Garry Lyon was damning in his assessment of his former club, questioning whether the Demons genuinely cared for each other.

“I just don’t think they care. They didn’t care enough on the weekend and that’s a damning assessment. They didn’t care for each other,” he said.

Lyon used extensive footage of examples of poor skill execution and teamwork to highlight the lack of cohesion and care amongst the group.

“At the end of the day all the noise will be out there, but these are the examples of you letting down your mates. It’s bottom-two, under-16s level mistakes where you just don’t care.

“You’re not caring for your teammate. You’re not showing the level of care and respect for each other that should be demanded at every team in an AFL competition.

No player was safe in Lyon’s review, no matter their experience.

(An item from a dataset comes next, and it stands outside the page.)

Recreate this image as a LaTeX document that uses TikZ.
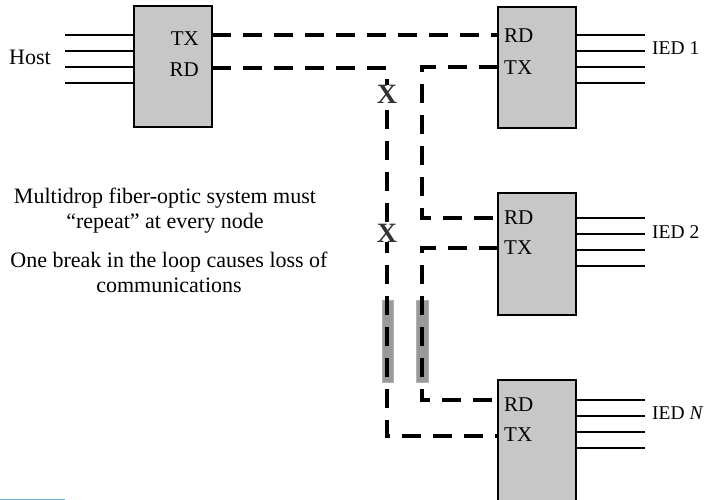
\documentclass[tikz,border=0pt]{standalone}
\usepackage{fontspec}
\setmainfont{Liberation Serif}
\begin{document}
\begin{tikzpicture}[x=1pt,y=-1pt,
  dev/.style={draw=black, line width=2.4pt, fill=black!22, anchor=north west, inner sep=0pt, outer sep=0pt, minimum width=78pt},
  wire/.style={line width=2.8pt, black},
  fiber/.style={line width=3.8pt, black, dash pattern=on 19pt off 12pt},
  lbl/.style={font=\fontsize{22}{25}\selectfont, inner sep=0pt},
  iedlbl/.style={font=\fontsize{19.5}{24}\selectfont, inner sep=0pt, anchor=west},
  port/.style={font=\fontsize{21}{24}\selectfont, inner sep=0pt},
  brk/.style={font=\fontsize{28}{28}\selectfont\bfseries, text=black!80, inner sep=0pt},
  bar/.style={fill=black!40, draw=black!30, line width=0.5pt}
]
\useasboundingbox (0,0) rectangle (707,500);

% devices
\node[dev, minimum height=121pt] (host) at (134,6) {};
\node[dev, minimum height=121pt] (ied1) at (498,7) {};
\node[dev, minimum height=122pt] (ied2) at (498,193) {};
\node[dev, minimum height=124pt] (iedn) at (498,380) {};

% port coordinates
\coordinate (hTX) at (212,35);
\coordinate (hRD) at (212,68);
\coordinate (aRD) at (498,35);
\coordinate (aTX) at (498,67);
\coordinate (bRD) at (498,218);
\coordinate (bTX) at (498,248);
\coordinate (nRD) at (498,400);
\coordinate (nTX) at (498,436);

% port labels
\node[port, anchor=east] (l1) at (199,39) {TX};
\node[port, anchor=east] (l2) at (199,70) {RD};
\node[port, anchor=west] (l3) at (504,36) {RD};
\node[port, anchor=west] (l4) at (504,68) {TX};
\node[port, anchor=west] (l5) at (504,218) {RD};
\node[port, anchor=west] (l6) at (504,248) {TX};
\node[port, anchor=west] (l7) at (504,405) {RD};
\node[port, anchor=west] (l8) at (504,435) {TX};

% host and IED wires
\foreach \y [count=\i] in {35,51,67,83} {
  \coordinate (hw\i) at (65,\y);
  \draw[wire] (hw\i) -- (host.west |- hw\i);
  \coordinate (aw\i) at (645,\y);
  \draw[wire] (ied1.east |- aw\i) -- (aw\i);
}
\foreach \y [count=\i] in {218,234,250,266} {
  \coordinate (bw\i) at (645,\y);
  \draw[wire] (ied2.east |- bw\i) -- (bw\i);
}
\foreach \y [count=\i] in {400,416,432,448} {
  \coordinate (nw\i) at (645,\y);
  \draw[wire] (iedn.east |- nw\i) -- (nw\i);
}

% device names
\node[lbl] (hostname) at (30,57) {Host};
\node[iedlbl] (n1) at (652,48) {IED 1};
\node[iedlbl] (n2) at (652,232) {IED 2};
\node[iedlbl] (nn) at (652,413) {IED \textit{N}};

% gray bars (repair sections)
\draw[bar] (382,300) rectangle (393,382);
\draw[bar] (416,300) rectangle (428,382);

% fiber loop
\draw[fiber] (hTX) -- (aRD);
\draw[fiber] (hRD) -| (387,436) -- (nTX);
\draw[fiber] (aTX) -| (422,218) -- (bRD);
\draw[fiber] (bTX) -| (422,400) -- (nRD);

% breaks
\node[brk, fill=white] (x1) at (387,94) {X};
\node[brk, fill=white] (x2) at (387,233) {X};

% text
\node[lbl, align=center] (txt1) at (165,211) {Multidrop fiber-optic system must\\“repeat” at every node};
\node[lbl, align=center] (txt2) at (169,272) {One break in the loop causes loss of\\communications};

\draw[line width=1.5pt, color={rgb,255:red,110;green,175;blue,210}] (0,499.3) -- (65,499.3);
\end{tikzpicture}
\end{document}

“This stuff, Jack [Viney] just keeps running until he runs into trouble… and then goes, ‘Now this is your problem’, and misses the handball. Their defensive half turnovers were 58 points on the weekend… and this kick, Caleb [Windsor] is a good kid… [but] drop it at the foot of Max [Gawn]. Care for your captain. He’s 6-foot-10 and busting his guts… then Max goes, ‘Well I’m not going to care for you Clayton [Oliver], I won’t put the handball at your chest’ and then Clayton gives it up and guess what? The ball goes down the other end and they kick a goal.”

The Dees have been the best contested ball side in the competition over the past two years, but have fallen off a cliff in 2024, currently ranked 12th competition-wide for contested possession differential.

AFL360 co-host and Herald Sun Chief Football reporter Mark Robinson highlighted Melbourne’s lack of ferocity around the contest as a major concern.

“The most damning part of that video montage was Jordan Lewis saying, ‘There was no want or need to be physical’. I can’t remember in the past four or five years that Melbourne has been accused of not wanting to be physical. I reckon they are one of the more professional mobs out there. They play a hard brand of football. They were walkovers on the weekend. We can say it was just one of those games. It wasn’t one of those games. You don’t lose by that much unless there’s something wrong within that club … it looked too hard on the weekend.”

“They laid down after the 10-minute mark and didn’t get up again. Melbourne supporters at home must be thinking: ‘This is it, we had our time in the sun and now it’s disappeared.’ Suddenly they look old … there’s something wrong within the spirit, the attitude … they look lazy and they were uncommitted.”

Melbourne will look to get back on the winner’s list when they take on an injury-depleted Collingwood on June 10 in the King’s Birthday clash.